SV: Well, I think it's partly linked to the emotions I had to go through after situations like Hungary or Spa. Once you enter and you're able to finish in the front and get some good results, everything goes extremely quickly. I think you can ask Lewis in particular, who had a great chance and did a good job straightaway when he came into Formula 1. I think it's important to be who you are and not try to be someone else. Many times, in sports, when you ask people what is most important they answer something like 'to be in balance' but it's actually sometimes not that easy to keep your head cool when everyone is panicking around you. That's what I said, in the end: there is a certain group of people that... it makes sense to invest your energy because you know that you will get it back. Other people... you know you might make experiences that you don't like, but that's part of life, I think and that's not only in Formula 1 or in sport, I think that's for all of us. We have occasions like that and I think that was one of the main lessons this year, because in the end, I do believe that guys like Jenson, Lewis, Fernando, Mark and others in Formula 1 – I might forget a few now – but those are the best drivers in the world and in what they do and to be one of them is fantastic, it's a great feeling. In the end, you just... like enjoy yourself and just being happy to be able to do what you do, reminds you of who you are.
Q. Sebastian, you are now the youngest world champion. Are you amazed? And Lewis, you lost that record, are you amazed as well?
SV: Yeah, when it comes to records, after Lewis won the championship, I thought to myself, it will be questionable if there will ever be anyone younger than him. And to be fair, he only missed it by only one point the year before. You can argue but records are there to be broken in a way. Some people set quite a good benchmark, but as I said what I thought about Lewis's record or people like Michael who probably owns all the other records. Yeah, it's not the main thing now, I don't know, it's a couple of days if you... I don't know the exact number but it's only between... (167 days) yeah, so you're good with numbers obviously. It's half a year. I don't know, I don't think it makes any difference.
LH: That's the thing; it's a good title to have, so enjoy it. So how long was it for you, two years? In two years time there will probably be someone else to enjoy it.
Q. Sebastian, you said you were up and down; did you ever doubt not being world champion this year?

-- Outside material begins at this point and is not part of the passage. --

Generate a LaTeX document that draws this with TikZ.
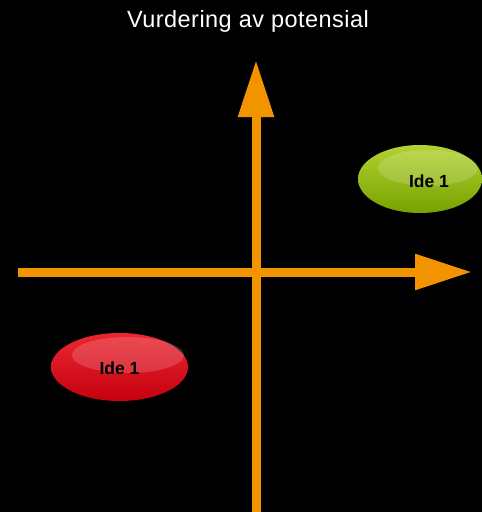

SV: Difficult question. I kept believing in myself, in the team and I got a lot of positive energy from the people around me, tapping on my shoulder and I could see that they were believing in me as well, so obviously then it's a bit easier. Surely you know, when you cross the line – well, you don't cross in Korea in my position – but when you have things like Korea when you know it's three races to go and obviously what happens you cannot change any more, but you can still change what will happen. We were in a good position and then boom, the engine went, so of course that's disappointing but straight back then, I said the positive is the most important. It wasn't impossible, it was very difficult to go in Brazil's race but on the other hand I think there was a bit of pressure taken away and we could just focus on what we usually do and it was a little bit the same here. Lewis had a very strong weekend and he was a bit in the same situation. As I said, sometimes it's important to keep your head cool and we knew what we had to do and that's what we wanted to do, we achieved it and a bit of luck, so that other people didn't finish as high up this race helped us to be in a position where we are now.
Q. You have the changed the way that Formula 1 is viewed around the world, with a lot of young people watching the sport. I can speak about India in particular, but there is a huge amount of people looking on the sport as a career. So is there a message, Sebastian, that you would like to leave for those people to pursue that they believe in and recognize that you achieve it. And secondly, did Red Bull live up to its tag line this year of giving you wings?
SV: OK, second question first: yes, I think the car this year was phenomenal. In a way it was a masterpiece. I think there are areas where we need to work on because in hindsight we had races where we could have finished better. On the other hand, sometimes it was a fine line between being successful and not. For instance, in Silverstone, going into turn one, Lewis tried to get close. It seemed that he touched my rear tire, I had a puncture. That was not his intention but that's how it goes sometimes and instead of finishing first or second we finished further back. I think all in all, it is always a very special thing if you have a car under your belt where you know you can fight the guys at the top and fight for race wins, pole positions etc. So yes, Red Bull gave me wings again. Still gives me wings, tonight, I think. And the first question: I think you can answer this one very long, but I think I have been answering long, so try to keep it short. I think the most important thing, looking back and having these pictures in my mind of our common time in Formula 3, other people in karting, when I started. In the end, you just need to find something you enjoy. If you find something where your head can actually switch off and you just enjoy yourself no matter what you do, I think that's the key. You know mentioning the level before driving in Formula 1, I think in the end the last bit probably comes with heart and passion and just fun, so just enjoy.
Q. Sebastian, I would like to hear your comment about this. Many people did not understand what happened at Interlagos when your team didn't ask you to let Webber overtake. He would be one point behind Alonso and he came here eight points. That way you and the team would not be world champion.
SV: Yes, so I think we did the right thing. You know it's always easy after things have happened to say OK, you did right, you did wrong. Obviously Ferrari has been getting a lot of criticism after what happened in Germany. It's sometimes close but in the end you need every single point. Before Brazil it looked worse than the start of this race and now it looks fantastic. I think it's a typical example of you never know, and just maybe a little similar to what happened in 2007. In a way, that's the good thing, that some things are out of our hands, out of our control and just happen the way they are supposed to be. Some people call it destiny, some people are a little bit more looking for explanations but that's the way it goes.